» **Set task**: Write out the whole listing again, exactly.

» **Provided data**:
________________

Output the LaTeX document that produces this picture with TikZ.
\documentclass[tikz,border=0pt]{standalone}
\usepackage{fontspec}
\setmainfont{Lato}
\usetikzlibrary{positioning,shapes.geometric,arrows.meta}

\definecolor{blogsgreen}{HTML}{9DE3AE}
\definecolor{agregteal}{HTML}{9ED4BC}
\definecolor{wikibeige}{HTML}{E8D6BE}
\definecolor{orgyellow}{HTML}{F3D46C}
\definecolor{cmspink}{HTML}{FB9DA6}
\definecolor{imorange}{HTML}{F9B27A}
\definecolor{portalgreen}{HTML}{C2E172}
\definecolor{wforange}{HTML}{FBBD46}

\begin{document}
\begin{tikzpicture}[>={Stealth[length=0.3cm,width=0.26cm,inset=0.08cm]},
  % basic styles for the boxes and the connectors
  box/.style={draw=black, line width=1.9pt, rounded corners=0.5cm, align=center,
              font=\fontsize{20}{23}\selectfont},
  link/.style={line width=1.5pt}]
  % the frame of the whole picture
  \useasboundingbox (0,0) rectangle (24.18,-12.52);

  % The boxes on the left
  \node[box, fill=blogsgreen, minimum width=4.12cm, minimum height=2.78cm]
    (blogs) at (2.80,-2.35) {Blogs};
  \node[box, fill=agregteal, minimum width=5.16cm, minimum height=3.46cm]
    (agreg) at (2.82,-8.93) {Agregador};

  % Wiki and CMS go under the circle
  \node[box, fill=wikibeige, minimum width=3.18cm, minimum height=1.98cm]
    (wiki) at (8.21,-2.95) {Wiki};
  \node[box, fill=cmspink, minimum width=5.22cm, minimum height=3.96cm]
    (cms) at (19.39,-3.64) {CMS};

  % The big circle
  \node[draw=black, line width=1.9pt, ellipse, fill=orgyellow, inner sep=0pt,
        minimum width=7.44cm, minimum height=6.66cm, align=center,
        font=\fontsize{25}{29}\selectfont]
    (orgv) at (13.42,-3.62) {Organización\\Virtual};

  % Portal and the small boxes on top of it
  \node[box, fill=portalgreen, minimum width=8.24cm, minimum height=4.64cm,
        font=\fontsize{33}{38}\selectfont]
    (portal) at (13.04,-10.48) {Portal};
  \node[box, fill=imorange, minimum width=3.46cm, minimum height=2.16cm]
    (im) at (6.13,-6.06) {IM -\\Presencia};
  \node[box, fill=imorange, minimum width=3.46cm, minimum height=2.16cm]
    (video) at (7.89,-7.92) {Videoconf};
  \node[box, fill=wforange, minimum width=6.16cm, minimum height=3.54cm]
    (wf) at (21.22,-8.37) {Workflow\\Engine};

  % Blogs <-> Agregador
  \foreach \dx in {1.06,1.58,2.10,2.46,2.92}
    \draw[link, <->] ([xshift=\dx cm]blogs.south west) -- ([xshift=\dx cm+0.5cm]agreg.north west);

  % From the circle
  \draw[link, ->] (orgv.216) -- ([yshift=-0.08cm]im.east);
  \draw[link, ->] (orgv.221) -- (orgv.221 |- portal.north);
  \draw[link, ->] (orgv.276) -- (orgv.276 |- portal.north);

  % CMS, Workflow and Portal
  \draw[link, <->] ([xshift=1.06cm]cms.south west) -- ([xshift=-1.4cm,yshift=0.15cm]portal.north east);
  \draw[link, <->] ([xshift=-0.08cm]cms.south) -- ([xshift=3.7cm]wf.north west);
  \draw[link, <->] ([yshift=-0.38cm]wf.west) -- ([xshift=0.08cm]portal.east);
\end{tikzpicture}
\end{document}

________________

» **Output below**:
Output the LaTeX document that produces this picture with TikZ.
\documentclass[tikz,border=0pt]{standalone}
\usepackage{fontspec}
\setmainfont{Lato}
\usetikzlibrary{positioning,shapes.geometric,arrows.meta}

\definecolor{blogsgreen}{HTML}{9DE3AE}
\definecolor{agregteal}{HTML}{9ED4BC}
\definecolor{wikibeige}{HTML}{E8D6BE}
\definecolor{orgyellow}{HTML}{F3D46C}
\definecolor{cmspink}{HTML}{FB9DA6}
\definecolor{imorange}{HTML}{F9B27A}
\definecolor{portalgreen}{HTML}{C2E172}
\definecolor{wforange}{HTML}{FBBD46}

\begin{document}
\begin{tikzpicture}[>={Stealth[length=0.3cm,width=0.26cm,inset=0.08cm]},
  % basic styles for the boxes and the connectors
  box/.style={draw=black, line width=1.9pt, rounded corners=0.5cm, align=center,
              font=\fontsize{20}{23}\selectfont},
  link/.style={line width=1.5pt}]
  % the frame of the whole picture
  \useasboundingbox (0,0) rectangle (24.18,-12.52);

  % The boxes on the left
  \node[box, fill=blogsgreen, minimum width=4.12cm, minimum height=2.78cm]
    (blogs) at (2.80,-2.35) {Blogs};
  \node[box, fill=agregteal, minimum width=5.16cm, minimum height=3.46cm]
    (agreg) at (2.82,-8.93) {Agregador};

  % Wiki and CMS go under the circle
  \node[box, fill=wikibeige, minimum width=3.18cm, minimum height=1.98cm]
    (wiki) at (8.21,-2.95) {Wiki};
  \node[box, fill=cmspink, minimum width=5.22cm, minimum height=3.96cm]
    (cms) at (19.39,-3.64) {CMS};

  % The big circle
  \node[draw=black, line width=1.9pt, ellipse, fill=orgyellow, inner sep=0pt,
        minimum width=7.44cm, minimum height=6.66cm, align=center,
        font=\fontsize{25}{29}\selectfont]
    (orgv) at (13.42,-3.62) {Organización\\Virtual};

  % Portal and the small boxes on top of it
  \node[box, fill=portalgreen, minimum width=8.24cm, minimum height=4.64cm,
        font=\fontsize{33}{38}\selectfont]
    (portal) at (13.04,-10.48) {Portal};
  \node[box, fill=imorange, minimum width=3.46cm, minimum height=2.16cm]
    (im) at (6.13,-6.06) {IM -\\Presencia};
  \node[box, fill=imorange, minimum width=3.46cm, minimum height=2.16cm]
    (video) at (7.89,-7.92) {Videoconf};
  \node[box, fill=wforange, minimum width=6.16cm, minimum height=3.54cm]
    (wf) at (21.22,-8.37) {Workflow\\Engine};

  % Blogs <-> Agregador
  \foreach \dx in {1.06,1.58,2.10,2.46,2.92}
    \draw[link, <->] ([xshift=\dx cm]blogs.south west) -- ([xshift=\dx cm+0.5cm]agreg.north west);

  % From the circle
  \draw[link, ->] (orgv.216) -- ([yshift=-0.08cm]im.east);
  \draw[link, ->] (orgv.221) -- (orgv.221 |- portal.north);
  \draw[link, ->] (orgv.276) -- (orgv.276 |- portal.north);

  % CMS, Workflow and Portal
  \draw[link, <->] ([xshift=1.06cm]cms.south west) -- ([xshift=-1.4cm,yshift=0.15cm]portal.north east);
  \draw[link, <->] ([xshift=-0.08cm]cms.south) -- ([xshift=3.7cm]wf.north west);
  \draw[link, <->] ([yshift=-0.38cm]wf.west) -- ([xshift=0.08cm]portal.east);
\end{tikzpicture}
\end{document}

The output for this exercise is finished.